Bisnis.com, JAKARTA -- Dewan Jaminan Sosial Nasional (DJSN) merekomendasikan implementasi skema multipilar dalam penyelenggaraan jaminan sosial sebagai tindak lanjut atas putusan Mahkamah Konstitusi yang membatalkan pengalihan program layanan PT Asabri (Persero) dan PT Taspen (Persero) ke BPJS Ketenagakerjaan.
Anggota DJSN Indra Budi Sumantoro mengatakan, terdapat dua opsi kebijakan dalam menindaklanjuti putusan MK. Pertama, skema fragmentasi atau segmentasi. Artinya, penyelenggaraan jaminan sosial untuk pekerja swasta, aparatur sipil negara (ASN), serta anggota TNI/Polri dilakukan secara terpisah.
Kedua, skema multi pilar di mana Sistem Jaminan Sosial Nasional dengan manfaat dasar diselenggarakan oleh BPJS Kesehatan dan BPJS Ketenagakerjaan, sedangkan program kesejahteraan pegawai atau manfaat karyawan diselenggarakan oleh Taspen dan Asabri.
Dari kedua opsi tersebut, DJSN merekomendasikan untuk menggunakan skema multipilar. Dalam skema multipilar, Taspen dan Asabri didorong menjadi penyelenggara top up benefit, seperti halnya penyelenggara dana pensiun yang ada di perusahaan swasta.

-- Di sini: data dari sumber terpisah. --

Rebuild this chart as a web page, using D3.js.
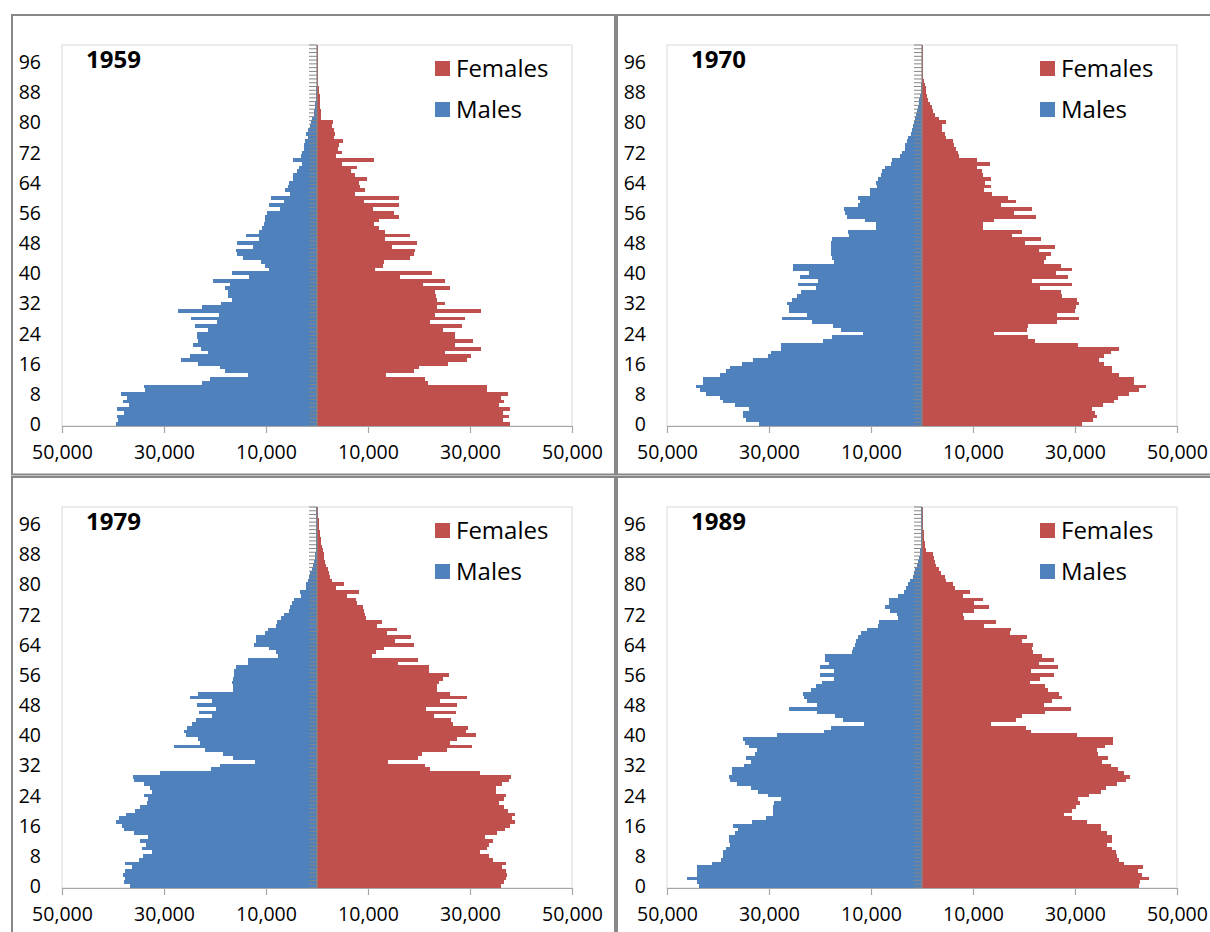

"Dalam konteks ini, Taspen dan Asabri tetap jadi BUMN, tapi tidak boleh menyelenggarakan program jaminan sosial. Dia harus selenggarakan program top up. ASN dan anggota TNI/Polri wajib ikut sebagai peserta BPJS Ketenagakerjaan dan BPJS Kesehatan, kalau opsi multipilar ini yang dipilih," ujar Indra kepada Bisnis, Senin (1/11/2021).
Regulasi untuk melaksanakan alternatif skema multi pilar dapat diatur dalam bentuk Peraturan Pemerintah (PP), sebagaimana Pasal 91 ayat (6), Pasal 92 ayat (4), dan Pasal 107 Undang Undang Nomor 5 Tahun 2014 tentang ASN mengamanatkan ketentuan lebih lanjut mengenai Jaminan Kecelakaan Kerja (JKK), Jaminan Kematian (JKM), Jaminan Hari Tua (JHT), dan Jaminan Pensiun (JP) diatur lebih lanjut dalam PP. Opsi lainnya dapat diatur dalam ketentuan RUU Pengembangan dan Penguatan Sektor Keuangan (PPSK).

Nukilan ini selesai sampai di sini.